Given problem: The material below includes pictures; leave them out and return only the lines between the line containing "Emit a component" and the line containing "160, 180, 200];", inclusive, word for word.

Record list:
»»

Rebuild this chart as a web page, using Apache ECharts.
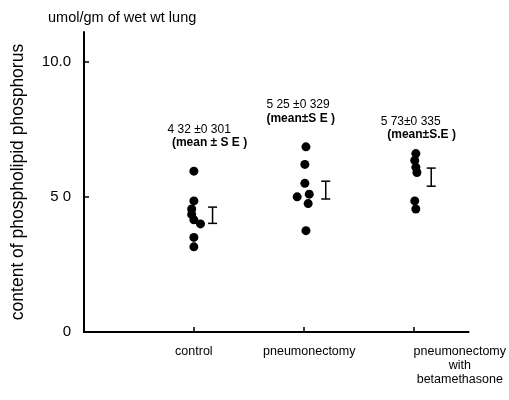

««
»»

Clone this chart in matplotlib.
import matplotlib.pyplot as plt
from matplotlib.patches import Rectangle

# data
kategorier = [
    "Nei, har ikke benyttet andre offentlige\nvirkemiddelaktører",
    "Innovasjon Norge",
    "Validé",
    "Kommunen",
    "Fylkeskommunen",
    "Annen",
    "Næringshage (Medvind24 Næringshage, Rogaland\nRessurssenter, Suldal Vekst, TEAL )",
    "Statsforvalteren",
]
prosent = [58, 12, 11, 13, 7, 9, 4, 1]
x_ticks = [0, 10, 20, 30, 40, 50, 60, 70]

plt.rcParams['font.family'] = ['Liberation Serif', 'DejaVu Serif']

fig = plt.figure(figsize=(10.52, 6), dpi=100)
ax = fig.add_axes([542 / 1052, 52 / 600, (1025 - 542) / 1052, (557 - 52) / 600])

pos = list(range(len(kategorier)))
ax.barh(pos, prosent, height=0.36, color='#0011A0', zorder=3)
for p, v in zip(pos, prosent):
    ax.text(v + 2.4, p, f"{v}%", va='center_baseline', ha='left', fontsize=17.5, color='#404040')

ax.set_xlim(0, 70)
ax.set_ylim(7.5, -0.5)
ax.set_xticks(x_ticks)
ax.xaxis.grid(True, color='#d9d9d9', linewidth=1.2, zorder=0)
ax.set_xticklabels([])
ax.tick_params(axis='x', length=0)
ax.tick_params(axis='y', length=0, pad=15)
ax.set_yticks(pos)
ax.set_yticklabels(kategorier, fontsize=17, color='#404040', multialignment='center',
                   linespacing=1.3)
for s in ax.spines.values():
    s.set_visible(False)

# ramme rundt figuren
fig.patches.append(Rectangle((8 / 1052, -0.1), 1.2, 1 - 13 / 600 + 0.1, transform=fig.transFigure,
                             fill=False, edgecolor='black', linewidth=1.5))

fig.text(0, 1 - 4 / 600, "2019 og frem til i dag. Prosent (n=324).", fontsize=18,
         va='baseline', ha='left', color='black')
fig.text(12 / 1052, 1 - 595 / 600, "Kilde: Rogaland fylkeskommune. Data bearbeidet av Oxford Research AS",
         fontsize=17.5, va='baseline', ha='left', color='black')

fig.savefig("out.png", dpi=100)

««
»»

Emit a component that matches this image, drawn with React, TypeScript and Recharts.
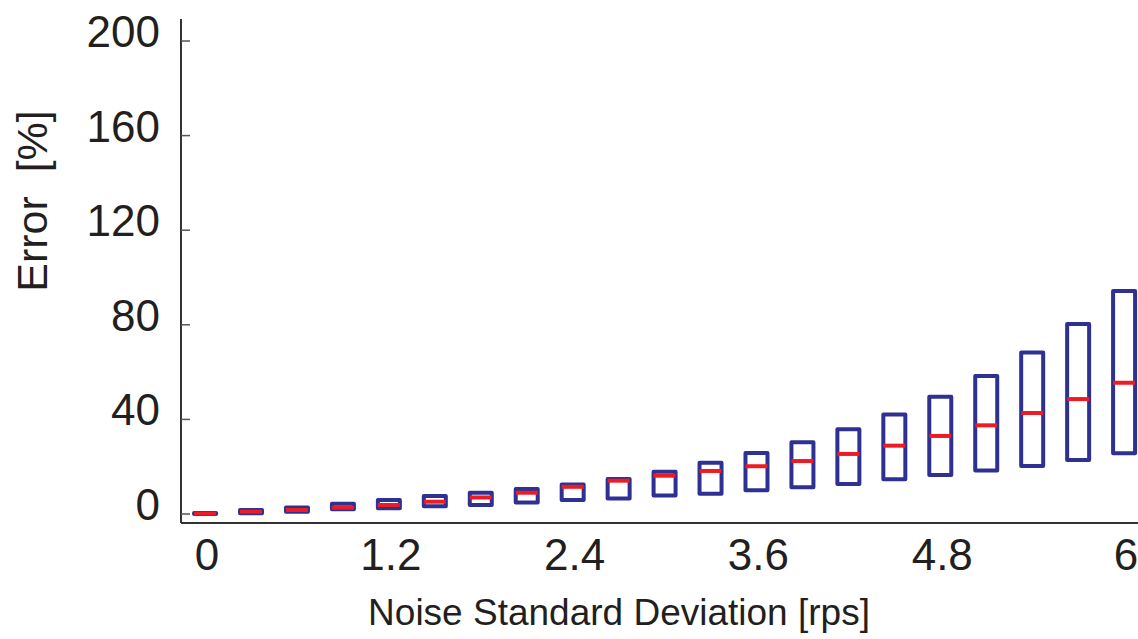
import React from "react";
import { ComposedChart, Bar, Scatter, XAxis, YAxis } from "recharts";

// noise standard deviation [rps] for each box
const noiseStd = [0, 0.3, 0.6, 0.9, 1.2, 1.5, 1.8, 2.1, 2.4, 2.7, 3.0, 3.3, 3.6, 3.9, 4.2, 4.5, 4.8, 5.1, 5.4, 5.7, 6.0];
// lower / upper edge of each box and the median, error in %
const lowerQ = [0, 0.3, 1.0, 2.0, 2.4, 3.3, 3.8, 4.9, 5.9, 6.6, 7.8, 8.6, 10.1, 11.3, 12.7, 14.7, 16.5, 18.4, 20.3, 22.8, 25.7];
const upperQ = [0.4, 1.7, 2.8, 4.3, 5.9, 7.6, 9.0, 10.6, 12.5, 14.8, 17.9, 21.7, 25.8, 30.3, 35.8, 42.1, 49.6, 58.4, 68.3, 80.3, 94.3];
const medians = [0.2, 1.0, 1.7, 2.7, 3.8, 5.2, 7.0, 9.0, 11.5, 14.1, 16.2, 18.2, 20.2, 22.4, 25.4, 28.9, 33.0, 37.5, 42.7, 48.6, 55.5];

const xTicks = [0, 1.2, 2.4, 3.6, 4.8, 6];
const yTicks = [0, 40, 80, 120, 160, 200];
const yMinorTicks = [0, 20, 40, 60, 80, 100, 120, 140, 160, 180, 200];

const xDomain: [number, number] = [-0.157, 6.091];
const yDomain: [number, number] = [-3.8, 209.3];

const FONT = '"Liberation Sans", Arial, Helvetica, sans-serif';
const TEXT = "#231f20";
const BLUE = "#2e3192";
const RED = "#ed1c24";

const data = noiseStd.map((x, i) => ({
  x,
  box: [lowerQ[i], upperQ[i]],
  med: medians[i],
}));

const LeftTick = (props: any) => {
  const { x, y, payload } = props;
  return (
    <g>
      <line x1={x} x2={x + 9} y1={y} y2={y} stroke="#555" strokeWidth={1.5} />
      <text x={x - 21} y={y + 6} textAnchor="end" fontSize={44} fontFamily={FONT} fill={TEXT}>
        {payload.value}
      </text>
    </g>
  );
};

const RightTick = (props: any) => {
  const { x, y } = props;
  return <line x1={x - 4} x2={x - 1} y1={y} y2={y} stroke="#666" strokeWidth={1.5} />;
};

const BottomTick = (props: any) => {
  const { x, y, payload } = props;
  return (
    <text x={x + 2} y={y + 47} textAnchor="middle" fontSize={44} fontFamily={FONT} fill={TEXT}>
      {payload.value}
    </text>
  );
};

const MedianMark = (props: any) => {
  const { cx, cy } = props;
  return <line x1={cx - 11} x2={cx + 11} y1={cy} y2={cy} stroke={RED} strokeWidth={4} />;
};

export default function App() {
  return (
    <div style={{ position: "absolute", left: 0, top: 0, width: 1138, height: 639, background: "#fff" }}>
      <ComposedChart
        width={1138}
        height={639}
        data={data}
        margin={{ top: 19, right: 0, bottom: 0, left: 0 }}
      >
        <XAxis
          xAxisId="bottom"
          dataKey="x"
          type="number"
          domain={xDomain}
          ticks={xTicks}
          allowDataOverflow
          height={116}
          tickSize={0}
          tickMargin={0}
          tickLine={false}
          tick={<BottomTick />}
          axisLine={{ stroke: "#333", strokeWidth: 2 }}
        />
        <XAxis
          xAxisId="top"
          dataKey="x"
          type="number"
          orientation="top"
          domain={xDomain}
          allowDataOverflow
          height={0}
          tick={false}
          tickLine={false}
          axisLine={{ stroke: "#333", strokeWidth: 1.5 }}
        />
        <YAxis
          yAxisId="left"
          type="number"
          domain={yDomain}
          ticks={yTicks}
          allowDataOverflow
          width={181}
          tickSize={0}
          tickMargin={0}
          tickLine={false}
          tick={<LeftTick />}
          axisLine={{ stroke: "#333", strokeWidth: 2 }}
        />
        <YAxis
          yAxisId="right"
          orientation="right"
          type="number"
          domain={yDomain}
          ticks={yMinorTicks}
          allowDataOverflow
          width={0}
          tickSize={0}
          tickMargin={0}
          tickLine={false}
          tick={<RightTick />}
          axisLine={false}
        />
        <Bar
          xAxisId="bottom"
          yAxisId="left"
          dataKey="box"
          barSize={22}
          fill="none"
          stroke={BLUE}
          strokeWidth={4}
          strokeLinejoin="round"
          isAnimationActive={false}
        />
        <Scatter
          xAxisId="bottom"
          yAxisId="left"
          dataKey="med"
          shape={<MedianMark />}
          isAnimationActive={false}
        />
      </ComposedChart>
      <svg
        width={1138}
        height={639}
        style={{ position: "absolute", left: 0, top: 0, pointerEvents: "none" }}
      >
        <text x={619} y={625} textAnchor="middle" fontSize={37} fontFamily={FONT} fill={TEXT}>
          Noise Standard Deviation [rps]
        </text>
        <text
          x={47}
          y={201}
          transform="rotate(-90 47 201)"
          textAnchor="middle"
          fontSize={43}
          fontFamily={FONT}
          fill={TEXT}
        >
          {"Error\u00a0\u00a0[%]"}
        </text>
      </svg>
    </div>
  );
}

««

The solution:
Emit a component that matches this image, drawn with React, TypeScript and Recharts.
import React from "react";
import { ComposedChart, Bar, Scatter, XAxis, YAxis } from "recharts";

// noise standard deviation [rps] for each box
const noiseStd = [0, 0.3, 0.6, 0.9, 1.2, 1.5, 1.8, 2.1, 2.4, 2.7, 3.0, 3.3, 3.6, 3.9, 4.2, 4.5, 4.8, 5.1, 5.4, 5.7, 6.0];
// lower / upper edge of each box and the median, error in %
const lowerQ = [0, 0.3, 1.0, 2.0, 2.4, 3.3, 3.8, 4.9, 5.9, 6.6, 7.8, 8.6, 10.1, 11.3, 12.7, 14.7, 16.5, 18.4, 20.3, 22.8, 25.7];
const upperQ = [0.4, 1.7, 2.8, 4.3, 5.9, 7.6, 9.0, 10.6, 12.5, 14.8, 17.9, 21.7, 25.8, 30.3, 35.8, 42.1, 49.6, 58.4, 68.3, 80.3, 94.3];
const medians = [0.2, 1.0, 1.7, 2.7, 3.8, 5.2, 7.0, 9.0, 11.5, 14.1, 16.2, 18.2, 20.2, 22.4, 25.4, 28.9, 33.0, 37.5, 42.7, 48.6, 55.5];

const xTicks = [0, 1.2, 2.4, 3.6, 4.8, 6];
const yTicks = [0, 40, 80, 120, 160, 200];
const yMinorTicks = [0, 20, 40, 60, 80, 100, 120, 140, 160, 180, 200];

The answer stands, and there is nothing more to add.